AWS integrated Jupyter Notebook as part of its big data service. Although different options on Glue development are available, Jupyer Notebook on AWS allows easy-to-access interface without any installation. Jupyter Notebook can also be installed locally on your own computer with constant connection to Glue dev endpoint. AWS also recommends Zeppelin Notebook in combination with Apache Livy and dev endpoint but personally I prefer Jupyter Notebook than Zepline.

Overall, AWS Glue provides a more convenient way to engage in data process field. Starting from dev endpoint and Jupyter Notebook, AWS Glue job development cycle should be greatly minimized. AWS Glue workflows allows users to set up both simple and complicated data pipeline in simple steps. Nowadays when manual operation is expected to be minimized, AWS Glue is surely a good tidings to big data industry.

There are downsides on AWS Glue. First of all, AWS Glue costs more than EMR. AWS charges DPU-hour (data point unit hour) for Glue service. On the latest AWS posting, Glue costs 0.44 / DPU-hour. Compare to EMR, a m5.xlarge in US-East Ohio region costs 0.192 / EC2-hour + 0.048 / EMR-hour. Glue costs about three times more than EMR in general. If price is not a big concern, Glue might be a good choice.

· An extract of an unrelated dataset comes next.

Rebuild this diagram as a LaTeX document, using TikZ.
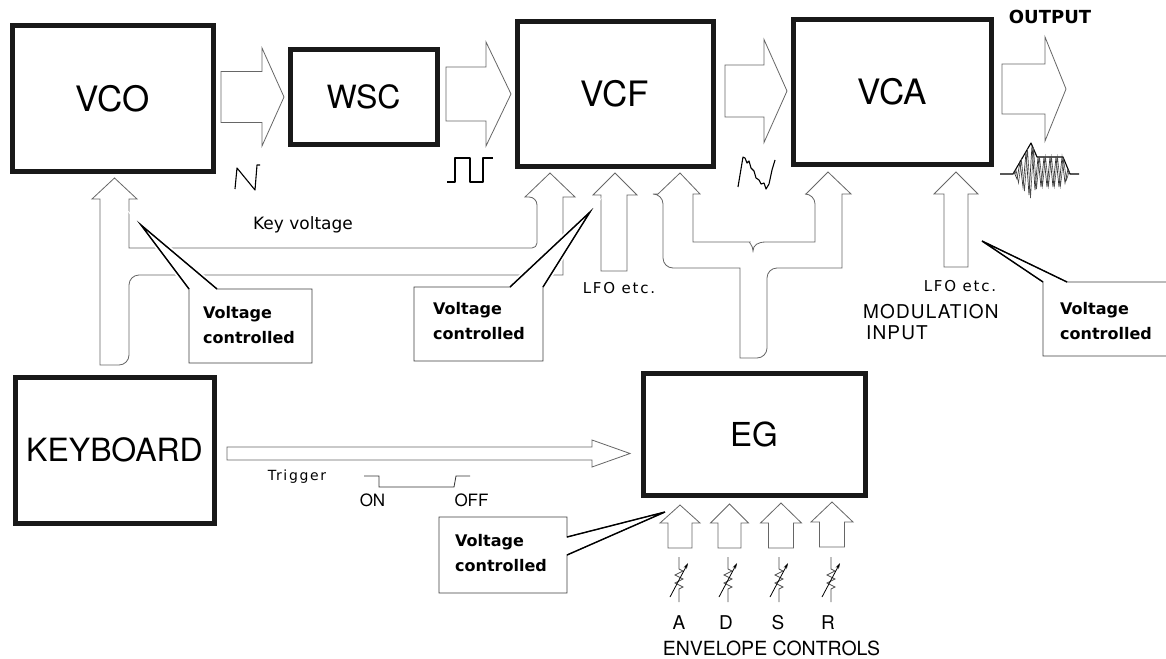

AWS Glue wraps Spark and Hadoop in order to position data programming into context of a data pipeline on AWS. Spark itself is not a mystery as supporting materials can be massively found online. AWS Glue versioned Spark mixed with multiple AWS services can be quite a mystery to general public. There are few traps I stepped on when working on Glue and end up using spark dataframe along. I would recommend Glue for simple data conversion such as csv to parquet format conversion but not for complicated data analysis and computation at the stage of Glue.